Goal of the exercise
Retype the data exactly, from its first line to the line containing "17.8, 10.4, 5.2, 4.1, 3.0, 1.5, 0.7, 0.4, 0.4]", including both, and skip any picture.
** Start Supplied data **
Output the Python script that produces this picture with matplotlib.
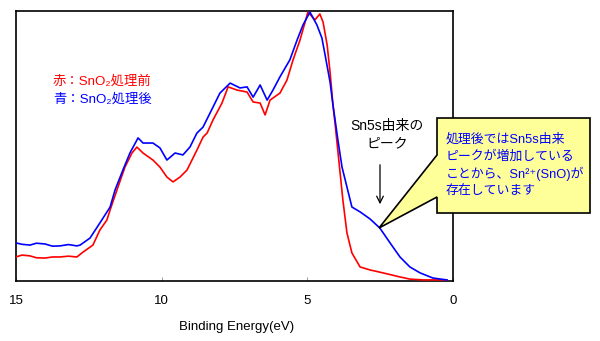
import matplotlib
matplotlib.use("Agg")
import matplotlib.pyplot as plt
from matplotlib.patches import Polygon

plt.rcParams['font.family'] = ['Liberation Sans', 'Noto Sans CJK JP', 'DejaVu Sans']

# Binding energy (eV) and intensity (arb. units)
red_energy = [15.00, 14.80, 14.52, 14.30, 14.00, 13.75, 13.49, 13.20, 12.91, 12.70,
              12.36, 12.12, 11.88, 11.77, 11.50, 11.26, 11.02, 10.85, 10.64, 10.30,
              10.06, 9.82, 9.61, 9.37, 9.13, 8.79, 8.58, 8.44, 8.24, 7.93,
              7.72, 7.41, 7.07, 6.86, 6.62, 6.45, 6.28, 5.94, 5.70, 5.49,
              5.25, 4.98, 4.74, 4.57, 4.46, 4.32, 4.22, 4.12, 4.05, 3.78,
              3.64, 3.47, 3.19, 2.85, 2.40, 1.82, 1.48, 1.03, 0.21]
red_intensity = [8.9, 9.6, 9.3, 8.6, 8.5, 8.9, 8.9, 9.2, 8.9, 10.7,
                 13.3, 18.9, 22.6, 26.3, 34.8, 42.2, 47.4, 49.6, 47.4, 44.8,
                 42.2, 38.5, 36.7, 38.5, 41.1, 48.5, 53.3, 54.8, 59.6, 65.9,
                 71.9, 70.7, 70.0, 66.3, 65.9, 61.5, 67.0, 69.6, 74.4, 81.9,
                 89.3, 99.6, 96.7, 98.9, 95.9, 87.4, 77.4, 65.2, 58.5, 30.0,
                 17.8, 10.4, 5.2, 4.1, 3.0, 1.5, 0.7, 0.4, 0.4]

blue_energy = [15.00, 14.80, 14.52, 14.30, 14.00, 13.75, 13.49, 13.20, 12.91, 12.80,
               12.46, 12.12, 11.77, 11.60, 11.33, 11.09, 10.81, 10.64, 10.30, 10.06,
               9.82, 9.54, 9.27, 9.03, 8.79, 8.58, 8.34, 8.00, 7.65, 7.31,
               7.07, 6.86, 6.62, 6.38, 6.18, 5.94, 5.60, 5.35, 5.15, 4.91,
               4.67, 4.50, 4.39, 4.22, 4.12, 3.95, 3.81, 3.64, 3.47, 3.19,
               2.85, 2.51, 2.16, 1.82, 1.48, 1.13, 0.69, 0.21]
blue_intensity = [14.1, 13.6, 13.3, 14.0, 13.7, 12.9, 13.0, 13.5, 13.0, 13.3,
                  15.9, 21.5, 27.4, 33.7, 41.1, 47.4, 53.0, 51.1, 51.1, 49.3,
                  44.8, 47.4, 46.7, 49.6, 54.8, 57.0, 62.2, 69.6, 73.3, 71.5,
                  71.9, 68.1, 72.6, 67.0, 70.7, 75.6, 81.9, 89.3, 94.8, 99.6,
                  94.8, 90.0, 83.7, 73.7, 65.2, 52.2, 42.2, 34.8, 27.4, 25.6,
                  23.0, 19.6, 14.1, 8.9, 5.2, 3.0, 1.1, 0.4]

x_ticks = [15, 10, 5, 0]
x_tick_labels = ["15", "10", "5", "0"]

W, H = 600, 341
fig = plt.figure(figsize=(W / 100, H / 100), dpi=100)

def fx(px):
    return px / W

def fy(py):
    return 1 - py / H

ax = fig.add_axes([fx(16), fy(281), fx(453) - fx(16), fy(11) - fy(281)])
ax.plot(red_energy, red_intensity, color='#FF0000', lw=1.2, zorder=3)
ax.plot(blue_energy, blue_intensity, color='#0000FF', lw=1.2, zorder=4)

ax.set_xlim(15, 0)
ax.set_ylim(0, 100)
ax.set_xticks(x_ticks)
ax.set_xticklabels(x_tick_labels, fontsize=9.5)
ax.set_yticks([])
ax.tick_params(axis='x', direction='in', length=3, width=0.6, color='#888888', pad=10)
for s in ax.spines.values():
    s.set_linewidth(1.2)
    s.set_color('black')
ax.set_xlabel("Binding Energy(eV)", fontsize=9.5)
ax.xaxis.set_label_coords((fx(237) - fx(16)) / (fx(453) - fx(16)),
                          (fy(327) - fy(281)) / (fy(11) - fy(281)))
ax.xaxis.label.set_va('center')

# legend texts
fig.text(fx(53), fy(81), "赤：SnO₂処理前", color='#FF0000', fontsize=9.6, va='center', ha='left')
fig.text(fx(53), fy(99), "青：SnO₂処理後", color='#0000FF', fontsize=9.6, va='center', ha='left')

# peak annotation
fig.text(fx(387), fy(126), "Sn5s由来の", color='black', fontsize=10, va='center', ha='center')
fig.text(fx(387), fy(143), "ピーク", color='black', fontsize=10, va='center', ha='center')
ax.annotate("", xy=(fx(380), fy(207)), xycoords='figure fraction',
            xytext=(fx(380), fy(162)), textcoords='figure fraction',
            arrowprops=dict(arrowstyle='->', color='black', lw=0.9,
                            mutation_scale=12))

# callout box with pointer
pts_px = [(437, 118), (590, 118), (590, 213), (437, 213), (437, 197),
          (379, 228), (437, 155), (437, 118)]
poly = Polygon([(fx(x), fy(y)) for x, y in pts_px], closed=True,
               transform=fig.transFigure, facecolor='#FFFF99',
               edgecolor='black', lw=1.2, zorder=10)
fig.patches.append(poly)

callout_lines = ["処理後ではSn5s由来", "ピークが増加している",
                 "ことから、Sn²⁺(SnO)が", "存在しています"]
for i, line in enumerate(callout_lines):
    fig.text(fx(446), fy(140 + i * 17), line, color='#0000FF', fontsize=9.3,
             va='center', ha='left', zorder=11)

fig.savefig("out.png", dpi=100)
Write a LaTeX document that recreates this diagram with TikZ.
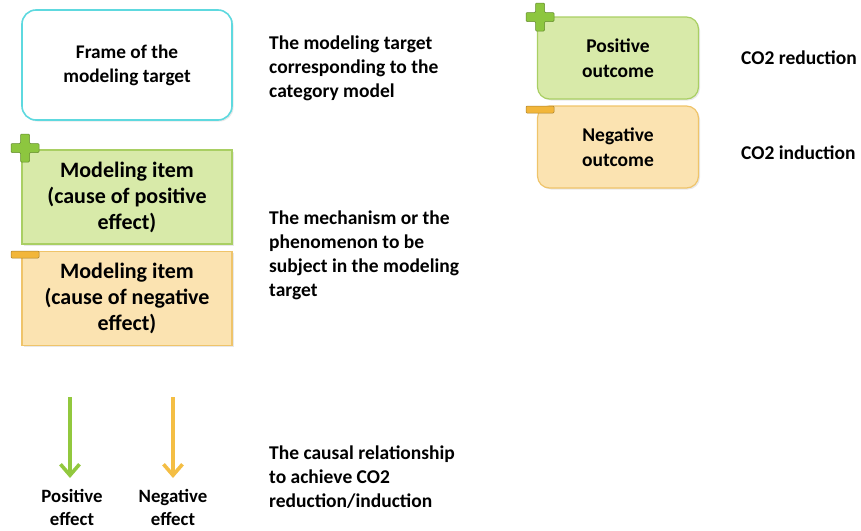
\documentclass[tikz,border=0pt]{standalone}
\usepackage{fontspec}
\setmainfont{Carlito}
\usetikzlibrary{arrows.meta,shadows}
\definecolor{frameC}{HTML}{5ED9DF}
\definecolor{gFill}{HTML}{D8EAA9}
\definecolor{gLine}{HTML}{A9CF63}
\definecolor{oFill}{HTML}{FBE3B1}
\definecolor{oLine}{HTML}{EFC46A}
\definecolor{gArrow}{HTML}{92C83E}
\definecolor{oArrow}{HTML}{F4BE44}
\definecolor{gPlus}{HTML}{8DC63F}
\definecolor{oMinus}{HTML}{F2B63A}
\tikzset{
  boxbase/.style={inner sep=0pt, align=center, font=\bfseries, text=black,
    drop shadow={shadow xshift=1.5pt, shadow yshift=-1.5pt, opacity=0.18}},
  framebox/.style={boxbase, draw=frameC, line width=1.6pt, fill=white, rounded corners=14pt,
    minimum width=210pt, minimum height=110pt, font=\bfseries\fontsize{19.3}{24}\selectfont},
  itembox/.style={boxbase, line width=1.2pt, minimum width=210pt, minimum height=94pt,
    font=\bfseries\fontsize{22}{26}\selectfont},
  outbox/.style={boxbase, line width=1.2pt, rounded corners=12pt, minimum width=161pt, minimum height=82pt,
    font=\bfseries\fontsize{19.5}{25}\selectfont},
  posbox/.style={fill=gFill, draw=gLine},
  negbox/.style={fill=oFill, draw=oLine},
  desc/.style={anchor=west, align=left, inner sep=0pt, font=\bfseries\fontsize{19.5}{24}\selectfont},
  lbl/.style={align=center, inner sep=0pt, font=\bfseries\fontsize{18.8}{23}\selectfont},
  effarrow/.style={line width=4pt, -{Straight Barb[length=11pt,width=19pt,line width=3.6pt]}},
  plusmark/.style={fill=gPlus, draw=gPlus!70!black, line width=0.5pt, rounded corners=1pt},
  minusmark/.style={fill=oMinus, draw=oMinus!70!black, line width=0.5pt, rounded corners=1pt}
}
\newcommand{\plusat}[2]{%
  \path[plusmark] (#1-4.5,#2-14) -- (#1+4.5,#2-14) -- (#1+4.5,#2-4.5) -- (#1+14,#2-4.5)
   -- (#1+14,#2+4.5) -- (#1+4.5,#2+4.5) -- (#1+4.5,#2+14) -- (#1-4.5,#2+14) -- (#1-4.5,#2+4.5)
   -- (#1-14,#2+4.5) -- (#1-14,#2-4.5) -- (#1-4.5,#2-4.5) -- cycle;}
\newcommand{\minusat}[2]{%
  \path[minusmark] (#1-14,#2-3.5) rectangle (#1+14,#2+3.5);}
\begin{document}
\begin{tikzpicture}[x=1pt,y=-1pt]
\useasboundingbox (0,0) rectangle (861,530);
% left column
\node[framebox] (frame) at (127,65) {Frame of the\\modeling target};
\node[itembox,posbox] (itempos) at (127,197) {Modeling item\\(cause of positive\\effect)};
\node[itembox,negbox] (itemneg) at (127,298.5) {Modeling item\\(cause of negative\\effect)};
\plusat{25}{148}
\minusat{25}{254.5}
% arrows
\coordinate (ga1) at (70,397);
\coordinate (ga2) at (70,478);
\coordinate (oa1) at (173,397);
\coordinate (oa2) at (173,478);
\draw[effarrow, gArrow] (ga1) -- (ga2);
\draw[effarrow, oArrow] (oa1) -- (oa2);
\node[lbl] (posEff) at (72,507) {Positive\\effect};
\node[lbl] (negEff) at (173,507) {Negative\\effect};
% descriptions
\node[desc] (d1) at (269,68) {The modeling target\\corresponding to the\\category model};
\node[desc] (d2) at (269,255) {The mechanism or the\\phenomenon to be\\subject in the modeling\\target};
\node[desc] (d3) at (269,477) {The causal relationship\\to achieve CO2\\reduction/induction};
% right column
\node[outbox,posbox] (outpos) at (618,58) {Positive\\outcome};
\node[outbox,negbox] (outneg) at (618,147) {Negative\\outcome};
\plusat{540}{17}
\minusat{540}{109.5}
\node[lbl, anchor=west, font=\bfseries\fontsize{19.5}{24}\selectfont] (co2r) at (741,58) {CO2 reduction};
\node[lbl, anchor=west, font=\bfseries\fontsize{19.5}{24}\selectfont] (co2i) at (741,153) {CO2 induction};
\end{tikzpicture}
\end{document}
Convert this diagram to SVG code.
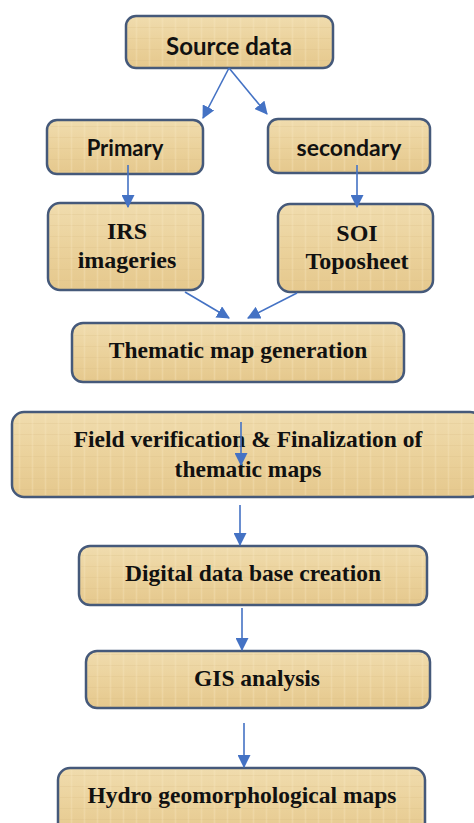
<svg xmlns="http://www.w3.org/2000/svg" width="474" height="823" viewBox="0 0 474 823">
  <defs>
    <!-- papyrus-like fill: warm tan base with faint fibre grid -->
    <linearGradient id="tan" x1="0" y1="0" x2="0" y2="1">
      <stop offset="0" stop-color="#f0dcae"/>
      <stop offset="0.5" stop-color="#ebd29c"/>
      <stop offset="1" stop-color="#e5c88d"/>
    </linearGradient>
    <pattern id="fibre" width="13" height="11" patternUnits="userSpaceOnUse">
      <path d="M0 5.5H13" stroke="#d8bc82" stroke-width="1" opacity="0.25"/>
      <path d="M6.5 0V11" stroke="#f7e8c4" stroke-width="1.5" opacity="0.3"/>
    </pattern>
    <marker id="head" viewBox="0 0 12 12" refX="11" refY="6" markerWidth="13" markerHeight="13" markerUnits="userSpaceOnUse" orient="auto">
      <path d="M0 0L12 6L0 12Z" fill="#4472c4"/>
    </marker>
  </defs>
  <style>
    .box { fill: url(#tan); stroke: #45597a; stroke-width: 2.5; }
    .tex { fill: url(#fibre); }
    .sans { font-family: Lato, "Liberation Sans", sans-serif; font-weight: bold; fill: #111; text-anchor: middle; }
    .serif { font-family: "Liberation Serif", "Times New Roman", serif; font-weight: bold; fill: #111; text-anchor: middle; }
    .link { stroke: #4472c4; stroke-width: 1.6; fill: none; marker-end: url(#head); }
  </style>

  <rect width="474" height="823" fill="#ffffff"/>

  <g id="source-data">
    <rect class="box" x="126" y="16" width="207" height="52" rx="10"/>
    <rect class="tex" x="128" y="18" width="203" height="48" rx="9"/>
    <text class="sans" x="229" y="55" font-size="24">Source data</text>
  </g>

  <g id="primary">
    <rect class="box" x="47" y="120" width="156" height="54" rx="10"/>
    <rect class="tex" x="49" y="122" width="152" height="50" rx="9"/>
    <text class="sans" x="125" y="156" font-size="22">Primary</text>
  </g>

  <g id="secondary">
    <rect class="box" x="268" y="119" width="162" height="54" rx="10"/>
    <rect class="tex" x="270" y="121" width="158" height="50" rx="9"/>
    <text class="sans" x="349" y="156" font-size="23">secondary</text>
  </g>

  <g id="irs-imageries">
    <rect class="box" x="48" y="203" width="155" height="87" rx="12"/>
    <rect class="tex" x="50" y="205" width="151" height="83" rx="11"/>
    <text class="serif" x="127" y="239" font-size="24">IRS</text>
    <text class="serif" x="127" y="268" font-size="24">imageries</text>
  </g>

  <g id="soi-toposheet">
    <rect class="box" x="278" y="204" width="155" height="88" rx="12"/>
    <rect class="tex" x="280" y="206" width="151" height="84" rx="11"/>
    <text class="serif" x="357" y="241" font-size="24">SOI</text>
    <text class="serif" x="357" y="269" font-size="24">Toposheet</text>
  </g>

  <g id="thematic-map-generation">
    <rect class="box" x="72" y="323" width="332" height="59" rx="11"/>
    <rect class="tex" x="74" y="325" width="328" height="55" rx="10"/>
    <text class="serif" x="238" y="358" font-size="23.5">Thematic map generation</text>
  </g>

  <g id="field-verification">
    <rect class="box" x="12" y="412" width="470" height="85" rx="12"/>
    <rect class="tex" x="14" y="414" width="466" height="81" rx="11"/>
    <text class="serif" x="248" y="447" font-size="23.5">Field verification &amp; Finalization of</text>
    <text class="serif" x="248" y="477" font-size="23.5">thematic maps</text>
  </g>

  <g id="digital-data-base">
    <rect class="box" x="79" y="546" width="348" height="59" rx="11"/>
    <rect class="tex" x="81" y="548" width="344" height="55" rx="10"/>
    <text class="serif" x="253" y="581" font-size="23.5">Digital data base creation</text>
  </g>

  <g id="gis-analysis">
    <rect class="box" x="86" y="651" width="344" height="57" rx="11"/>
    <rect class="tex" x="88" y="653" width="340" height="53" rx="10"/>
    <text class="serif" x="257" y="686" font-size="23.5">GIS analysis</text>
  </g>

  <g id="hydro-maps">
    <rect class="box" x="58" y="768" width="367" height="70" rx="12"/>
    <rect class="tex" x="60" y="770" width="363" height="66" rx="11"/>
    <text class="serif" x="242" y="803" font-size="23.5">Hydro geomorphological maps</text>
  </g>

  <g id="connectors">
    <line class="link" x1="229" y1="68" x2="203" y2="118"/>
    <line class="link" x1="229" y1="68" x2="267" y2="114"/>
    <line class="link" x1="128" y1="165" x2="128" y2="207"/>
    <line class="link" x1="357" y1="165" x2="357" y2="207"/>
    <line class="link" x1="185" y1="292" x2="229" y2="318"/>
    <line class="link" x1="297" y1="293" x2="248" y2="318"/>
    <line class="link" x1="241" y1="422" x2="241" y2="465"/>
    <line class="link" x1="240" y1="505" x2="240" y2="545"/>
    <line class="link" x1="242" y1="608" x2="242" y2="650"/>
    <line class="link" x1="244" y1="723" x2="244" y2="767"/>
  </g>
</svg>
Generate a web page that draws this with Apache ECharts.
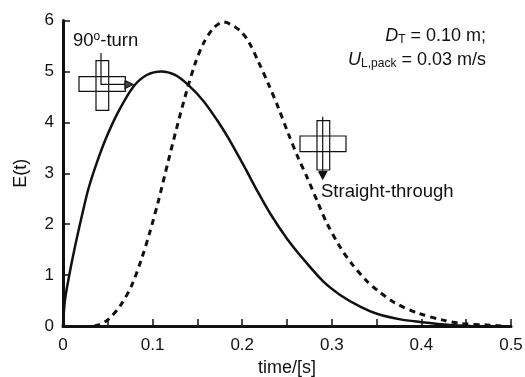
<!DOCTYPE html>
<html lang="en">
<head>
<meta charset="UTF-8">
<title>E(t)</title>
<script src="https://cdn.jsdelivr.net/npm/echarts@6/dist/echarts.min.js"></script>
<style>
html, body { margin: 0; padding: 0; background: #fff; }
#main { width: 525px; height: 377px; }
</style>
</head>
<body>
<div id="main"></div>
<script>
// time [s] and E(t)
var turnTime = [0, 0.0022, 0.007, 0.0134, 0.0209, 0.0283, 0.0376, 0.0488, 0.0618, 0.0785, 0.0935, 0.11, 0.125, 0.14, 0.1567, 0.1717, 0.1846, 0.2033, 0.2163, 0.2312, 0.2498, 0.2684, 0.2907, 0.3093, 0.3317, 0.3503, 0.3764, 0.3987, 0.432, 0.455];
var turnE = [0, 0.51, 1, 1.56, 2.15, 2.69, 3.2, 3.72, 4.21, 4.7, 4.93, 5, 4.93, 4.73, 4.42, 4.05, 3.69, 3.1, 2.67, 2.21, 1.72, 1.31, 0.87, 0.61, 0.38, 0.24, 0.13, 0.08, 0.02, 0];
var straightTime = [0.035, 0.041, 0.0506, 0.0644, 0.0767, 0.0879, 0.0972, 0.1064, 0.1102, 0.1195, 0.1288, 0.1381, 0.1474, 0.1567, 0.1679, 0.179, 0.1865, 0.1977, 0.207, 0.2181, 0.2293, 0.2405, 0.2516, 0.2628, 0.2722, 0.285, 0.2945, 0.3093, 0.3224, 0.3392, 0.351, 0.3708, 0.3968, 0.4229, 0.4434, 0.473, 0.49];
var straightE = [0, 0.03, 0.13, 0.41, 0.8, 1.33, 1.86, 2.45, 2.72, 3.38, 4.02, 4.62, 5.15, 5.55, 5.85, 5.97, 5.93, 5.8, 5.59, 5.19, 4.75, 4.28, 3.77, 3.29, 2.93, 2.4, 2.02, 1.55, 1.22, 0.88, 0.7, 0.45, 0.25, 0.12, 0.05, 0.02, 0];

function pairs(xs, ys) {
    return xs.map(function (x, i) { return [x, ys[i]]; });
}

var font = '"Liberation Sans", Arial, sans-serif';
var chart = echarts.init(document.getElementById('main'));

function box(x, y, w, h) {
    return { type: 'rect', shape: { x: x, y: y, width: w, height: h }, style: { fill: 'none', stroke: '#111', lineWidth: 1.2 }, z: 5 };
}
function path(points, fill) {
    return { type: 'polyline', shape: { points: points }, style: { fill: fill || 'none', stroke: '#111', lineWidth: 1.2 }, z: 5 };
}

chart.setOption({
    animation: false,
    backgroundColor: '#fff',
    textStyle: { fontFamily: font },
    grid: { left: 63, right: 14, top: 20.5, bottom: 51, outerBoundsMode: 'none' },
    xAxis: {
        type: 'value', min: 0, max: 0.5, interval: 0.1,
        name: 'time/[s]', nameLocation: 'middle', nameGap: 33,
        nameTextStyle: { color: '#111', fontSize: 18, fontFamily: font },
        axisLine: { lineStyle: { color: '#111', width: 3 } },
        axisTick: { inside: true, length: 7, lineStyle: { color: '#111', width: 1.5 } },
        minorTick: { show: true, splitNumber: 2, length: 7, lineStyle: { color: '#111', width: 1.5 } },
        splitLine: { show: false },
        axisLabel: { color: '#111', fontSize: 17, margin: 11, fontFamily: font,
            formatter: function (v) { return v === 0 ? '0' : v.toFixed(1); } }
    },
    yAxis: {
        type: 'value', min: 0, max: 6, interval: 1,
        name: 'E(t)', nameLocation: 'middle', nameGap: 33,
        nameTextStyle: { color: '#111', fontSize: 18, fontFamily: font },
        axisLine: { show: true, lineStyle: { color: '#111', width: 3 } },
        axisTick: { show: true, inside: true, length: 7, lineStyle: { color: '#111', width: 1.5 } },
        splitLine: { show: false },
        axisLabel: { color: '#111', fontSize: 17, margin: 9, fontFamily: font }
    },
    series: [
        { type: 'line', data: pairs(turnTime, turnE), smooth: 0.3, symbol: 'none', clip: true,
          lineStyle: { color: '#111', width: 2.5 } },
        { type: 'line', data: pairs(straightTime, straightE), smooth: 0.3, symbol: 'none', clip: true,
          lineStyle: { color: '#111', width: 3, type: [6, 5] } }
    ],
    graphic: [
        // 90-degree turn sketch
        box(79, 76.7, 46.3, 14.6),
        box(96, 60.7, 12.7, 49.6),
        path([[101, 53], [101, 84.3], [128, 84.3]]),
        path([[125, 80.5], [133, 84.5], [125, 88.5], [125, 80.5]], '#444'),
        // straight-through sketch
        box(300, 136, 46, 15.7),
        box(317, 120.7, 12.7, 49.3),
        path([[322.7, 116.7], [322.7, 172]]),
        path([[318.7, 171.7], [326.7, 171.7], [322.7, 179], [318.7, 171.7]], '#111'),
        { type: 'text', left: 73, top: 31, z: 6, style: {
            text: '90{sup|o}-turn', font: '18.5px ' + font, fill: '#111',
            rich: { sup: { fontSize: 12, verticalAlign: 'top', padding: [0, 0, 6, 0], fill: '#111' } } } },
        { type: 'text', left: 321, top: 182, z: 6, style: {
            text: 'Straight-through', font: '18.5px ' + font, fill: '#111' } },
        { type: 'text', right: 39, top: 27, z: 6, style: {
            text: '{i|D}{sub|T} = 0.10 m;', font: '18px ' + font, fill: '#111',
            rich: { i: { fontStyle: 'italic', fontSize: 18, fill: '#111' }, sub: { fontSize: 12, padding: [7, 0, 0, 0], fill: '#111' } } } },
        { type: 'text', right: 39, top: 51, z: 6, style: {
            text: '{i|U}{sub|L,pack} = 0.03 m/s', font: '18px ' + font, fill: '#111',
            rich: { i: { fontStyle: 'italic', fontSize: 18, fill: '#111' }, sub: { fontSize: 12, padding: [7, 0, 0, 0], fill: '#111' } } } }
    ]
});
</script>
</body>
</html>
** End Supplied data **
Task output
Output the Python script that produces this picture with matplotlib.
import matplotlib
matplotlib.use("Agg")
import matplotlib.pyplot as plt
from matplotlib.patches import Polygon

plt.rcParams['font.family'] = ['Liberation Sans', 'Noto Sans CJK JP', 'DejaVu Sans']

# Binding energy (eV) and intensity (arb. units)
red_energy = [15.00, 14.80, 14.52, 14.30, 14.00, 13.75, 13.49, 13.20, 12.91, 12.70,
              12.36, 12.12, 11.88, 11.77, 11.50, 11.26, 11.02, 10.85, 10.64, 10.30,
              10.06, 9.82, 9.61, 9.37, 9.13, 8.79, 8.58, 8.44, 8.24, 7.93,
              7.72, 7.41, 7.07, 6.86, 6.62, 6.45, 6.28, 5.94, 5.70, 5.49,
              5.25, 4.98, 4.74, 4.57, 4.46, 4.32, 4.22, 4.12, 4.05, 3.78,
              3.64, 3.47, 3.19, 2.85, 2.40, 1.82, 1.48, 1.03, 0.21]
red_intensity = [8.9, 9.6, 9.3, 8.6, 8.5, 8.9, 8.9, 9.2, 8.9, 10.7,
                 13.3, 18.9, 22.6, 26.3, 34.8, 42.2, 47.4, 49.6, 47.4, 44.8,
                 42.2, 38.5, 36.7, 38.5, 41.1, 48.5, 53.3, 54.8, 59.6, 65.9,
                 71.9, 70.7, 70.0, 66.3, 65.9, 61.5, 67.0, 69.6, 74.4, 81.9,
                 89.3, 99.6, 96.7, 98.9, 95.9, 87.4, 77.4, 65.2, 58.5, 30.0,
                 17.8, 10.4, 5.2, 4.1, 3.0, 1.5, 0.7, 0.4, 0.4]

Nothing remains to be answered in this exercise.